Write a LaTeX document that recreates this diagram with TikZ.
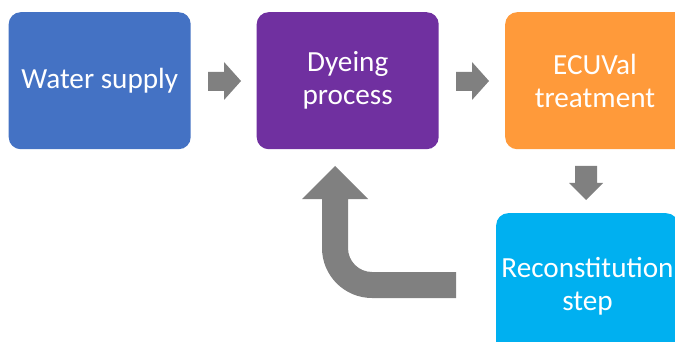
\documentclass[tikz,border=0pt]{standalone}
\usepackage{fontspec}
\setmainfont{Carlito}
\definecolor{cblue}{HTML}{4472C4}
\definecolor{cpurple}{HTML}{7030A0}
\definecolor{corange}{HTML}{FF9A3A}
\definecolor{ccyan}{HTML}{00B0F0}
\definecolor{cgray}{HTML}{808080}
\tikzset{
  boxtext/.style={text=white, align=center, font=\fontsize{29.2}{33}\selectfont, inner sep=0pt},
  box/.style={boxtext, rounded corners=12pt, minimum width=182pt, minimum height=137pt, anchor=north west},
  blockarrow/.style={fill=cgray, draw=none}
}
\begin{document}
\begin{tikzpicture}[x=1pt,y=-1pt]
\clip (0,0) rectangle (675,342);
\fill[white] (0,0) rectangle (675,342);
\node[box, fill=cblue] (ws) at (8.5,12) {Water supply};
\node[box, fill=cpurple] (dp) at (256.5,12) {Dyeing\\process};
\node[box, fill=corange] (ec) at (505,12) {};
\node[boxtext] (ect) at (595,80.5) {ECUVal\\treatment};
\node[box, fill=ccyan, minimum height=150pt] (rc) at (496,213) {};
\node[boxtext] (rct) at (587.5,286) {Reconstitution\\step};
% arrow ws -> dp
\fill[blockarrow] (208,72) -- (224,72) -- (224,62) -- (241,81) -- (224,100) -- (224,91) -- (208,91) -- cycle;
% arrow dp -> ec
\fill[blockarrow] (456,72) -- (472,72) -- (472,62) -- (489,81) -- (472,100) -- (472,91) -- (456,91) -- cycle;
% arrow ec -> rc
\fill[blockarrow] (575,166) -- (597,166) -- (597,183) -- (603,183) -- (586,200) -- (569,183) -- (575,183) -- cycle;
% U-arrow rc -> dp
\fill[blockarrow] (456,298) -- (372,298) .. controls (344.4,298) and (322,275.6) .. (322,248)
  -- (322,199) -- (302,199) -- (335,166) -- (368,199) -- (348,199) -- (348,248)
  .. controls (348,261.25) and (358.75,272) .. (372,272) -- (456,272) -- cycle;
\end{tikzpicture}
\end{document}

————

Give every line back word for word and leave the pictures out.

Write a LaTeX document that recreates this diagram with TikZ.
\documentclass[tikz,border=0pt]{standalone}
\usepackage{fontspec}
\setmainfont{Carlito}
\definecolor{cblue}{HTML}{4472C4}
\definecolor{cpurple}{HTML}{7030A0}
\definecolor{corange}{HTML}{FF9A3A}
\definecolor{ccyan}{HTML}{00B0F0}
\definecolor{cgray}{HTML}{808080}
\tikzset{
  boxtext/.style={text=white, align=center, font=\fontsize{29.2}{33}\selectfont, inner sep=0pt},
  box/.style={boxtext, rounded corners=12pt, minimum width=182pt, minimum height=137pt, anchor=north west},
  blockarrow/.style={fill=cgray, draw=none}
}
\begin{document}
\begin{tikzpicture}[x=1pt,y=-1pt]
\clip (0,0) rectangle (675,342);
\fill[white] (0,0) rectangle (675,342);
\node[box, fill=cblue] (ws) at (8.5,12) {Water supply};
\node[box, fill=cpurple] (dp) at (256.5,12) {Dyeing\\process};
\node[box, fill=corange] (ec) at (505,12) {};
\node[boxtext] (ect) at (595,80.5) {ECUVal\\treatment};
\node[box, fill=ccyan, minimum height=150pt] (rc) at (496,213) {};
\node[boxtext] (rct) at (587.5,286) {Reconstitution\\step};
% arrow ws -> dp
\fill[blockarrow] (208,72) -- (224,72) -- (224,62) -- (241,81) -- (224,100) -- (224,91) -- (208,91) -- cycle;
% arrow dp -> ec
\fill[blockarrow] (456,72) -- (472,72) -- (472,62) -- (489,81) -- (472,100) -- (472,91) -- (456,91) -- cycle;
% arrow ec -> rc
\fill[blockarrow] (575,166) -- (597,166) -- (597,183) -- (603,183) -- (586,200) -- (569,183) -- (575,183) -- cycle;
% U-arrow rc -> dp
\fill[blockarrow] (456,298) -- (372,298) .. controls (344.4,298) and (322,275.6) .. (322,248)
  -- (322,199) -- (302,199) -- (335,166) -- (368,199) -- (348,199) -- (348,248)
  .. controls (348,261.25) and (358.75,272) .. (372,272) -- (456,272) -- cycle;
\end{tikzpicture}
\end{document}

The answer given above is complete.